The motion was sponsored by Senator Chinwuba Patrick (Imo East).
The Senate also resolved to “mandate the Committee on Downstream Petroleum Sector (when constituted) to constantly monitor, scrutinize and approve Midstream and Downstream spending of the NNPCIL; and
“Urge the NNPCL, in conjunction with some major international oil companies (IOCs) in Nigeria, to form three different consortium and build three refineries, one each to stabilize our oil market, give value to our currency and stabilize our economy.
Earlier Senator Chinwuba noted that the Federal Government, in its fight against corruption and in order to plug the presumed highly proliferated leakages, wastages and slippages surrounding the fuel subsidy as well as in an attempt to end the controversial subsidy regime, on May 11, 2016, announced increase in fuel pump price from N87 to between N135 and N145 per litre.
He said at the inauguration of the present Government on May 29, 2023, the President took a bold step to announce the total removal of “fuel subsidy”, noting that the scheme has “increasingly favoured the rich ¾more than the poor”.
According to the Imo senator, the Federal Government’s interest in exiting the subsidy regime was in line with its policy to reduce cost of governance, and desire to eliminate corrupt practices surrounding the scheme through diversion and smuggling of the products into border countries as well as introduce fair competition in the Downstream Sector.

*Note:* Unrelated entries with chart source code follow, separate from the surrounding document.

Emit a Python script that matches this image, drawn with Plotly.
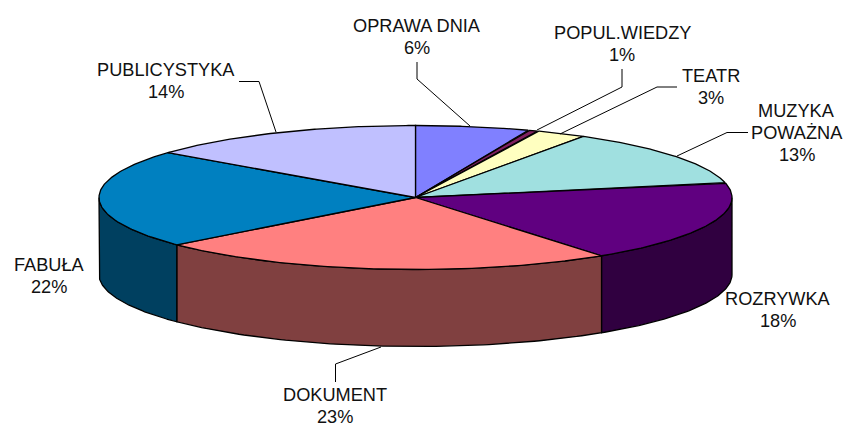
import numpy as np
import plotly.graph_objects as go

categories = ["OPRAWA DNIA", "POPUL.WIEDZY", "TEATR", "MUZYKA<br>POWAŻNA",
              "ROZRYWKA", "DOKUMENT", "FABUŁA", "PUBLICYSTYKA"]
values = [5.8, 0.5, 2.6, 12.8, 18.3, 23.6, 22.1, 14.3]
percent_labels = ["6%", "1%", "3%", "13%", "18%", "23%", "22%", "14%"]
top_colors = ["#8080FF", "#802060", "#FFFFC0", "#A0E0E0",
              "#600080", "#FF8080", "#0080C0", "#C0C0FF"]
side_colors = ["#404080", "#401030", "#808060", "#507070",
               "#300040", "#804040", "#004060", "#606080"]

# label placement: centre x, y of first line
label_pos = [(416.5, 25.5), (622, 32.5), (710.5, 75.5), (796.5, 110.5),
             (778, 298.5), (335, 394.5), (49, 264.5), (166, 69.5)]
# leader polylines in page pixels, label end first, elbow, slice end
leaders = [
    [(417, 62), (417, 79), (470, 126)],
    [(622, 69), (622, 87), (537, 130)],
    [(677, 87), (657, 87), (560, 134)],
    [(748, 132.5), (727, 132.5), (677, 156)],
    [(335.5, 382), (335.5, 364), (381, 347)],
    [(239, 81.5), (259, 81.5), (276, 132)],
]

CX, CY, RX, RY, DEPTH = 415.5, 197.5, 316.5, 72, 77
LINE_H = 22


def ex(t):
    return CX + RX * np.sin(t)


def ey(t, dz=0):
    return CY - RY * np.cos(t) + dz


fig = go.Figure()
cum = np.cumsum([0] + values) / sum(values) * 2 * np.pi
edge = dict(color="black", width=1.3)

# side walls (front half of the ellipse only)
for i in range(len(values)):
    a, b = max(cum[i], np.pi / 2), min(cum[i + 1], 3 * np.pi / 2)
    if b <= a:
        continue
    t = np.linspace(a, b, 80)
    xs = np.r_[ex(t), ex(t[::-1]), ex(t[0])]
    ys = np.r_[ey(t), ey(t[::-1], DEPTH), ey(t[0])]
    fig.add_trace(go.Scatter(x=xs, y=ys, mode="lines", fill="toself",
                             fillcolor=side_colors[i], line=edge, hoverinfo="skip"))

# top faces
for i in range(len(values)):
    t = np.linspace(cum[i], cum[i + 1], 120)
    xs = np.r_[CX, ex(t), CX]
    ys = np.r_[CY, ey(t), CY]
    fig.add_trace(go.Scatter(x=xs, y=ys, mode="lines", fill="toself",
                             fillcolor=top_colors[i], line=edge,
                             name=categories[i], hoverinfo="name"))

# leader lines
for pts in leaders:
    fig.add_trace(go.Scatter(x=[p[0] for p in pts], y=[p[1] for p in pts], mode="lines",
                             line=dict(color="black", width=1), hoverinfo="skip"))

# labels
for name, pct, (x, y) in zip(categories, percent_labels, label_pos):
    for j, line in enumerate(name.split("<br>") + [pct]):
        fig.add_annotation(x=x, y=y + j * LINE_H, text=line, showarrow=False,
                           xanchor="center", yanchor="middle",
                           font=dict(family="Liberation Sans", size=18.2, color="#111111"))

fig.update_layout(
    width=844, height=424, margin=dict(l=0, r=0, t=0, b=0),
    paper_bgcolor="white", plot_bgcolor="white", showlegend=False,
    xaxis=dict(range=[0, 844], visible=False, fixedrange=True),
    yaxis=dict(range=[424, 0], visible=False, fixedrange=True),
)
fig.write_html("out.html", post_script="document.body.style.margin='0';",
               config={"displayModeBar": False})
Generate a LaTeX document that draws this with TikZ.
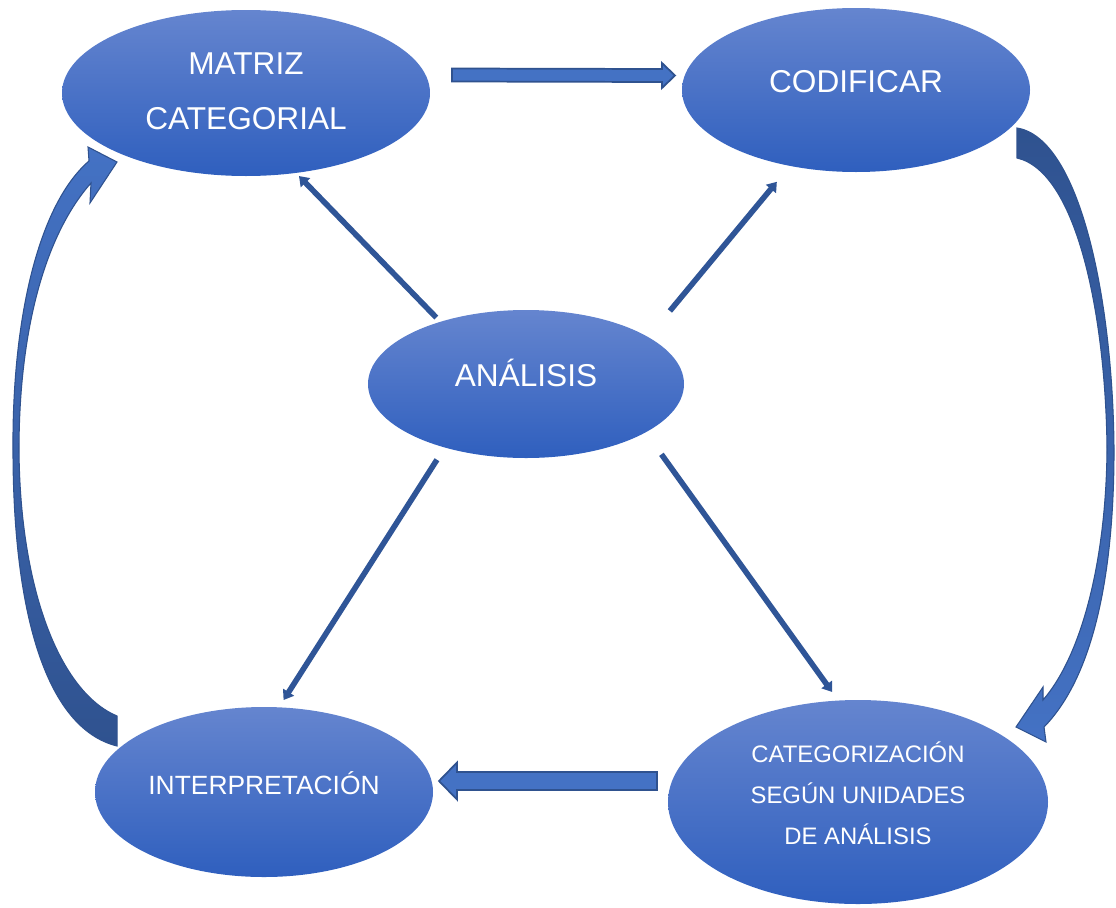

“NNPCL within the period of subsidy exit attempt, substituted the term “subsidy” with “under recovery” without any recourse to the National Assembly or supervision by any other arm of the government.
He observed that “while NNPCL within 10 years, 2006 and 2015, claimed about N170 billion as under recovery, the same NNPCL within 13 months, January 2018 to January 2019 claimed a whopping sum of N843.121billion as under recovery
“Concerned that the then Petroleum Product Pricing Regulatory Agency (PPPRA) published in its website, figures that contradicted NNPCL’s daily under recovery claims within the same period;
“The Federal Government appropriated N1.42 trillion and N4.3 trillion for petrol subsidy in 2021 and 2022 respectively while N3.6 trillion was appropriated for petrol subsidy for 6 months ending in June, 2023
“Worried that the NNPCL’s arbitrary and unsupervised direct deductions from the country’s crude oil revenue without recourse to any enabling law contravenes Section 89 (1c and 1d) of the 1999 Constitution (as amended) and does not speak well of the good intentions of the Federal Government, especially in its fight against corruption.
“Also worried that the uninvestigated and alarming cost of under recovery/direct deductions by NNPCL without necessary checks, has led to great misunderstanding of the Government’s good intension on subsidy removal”.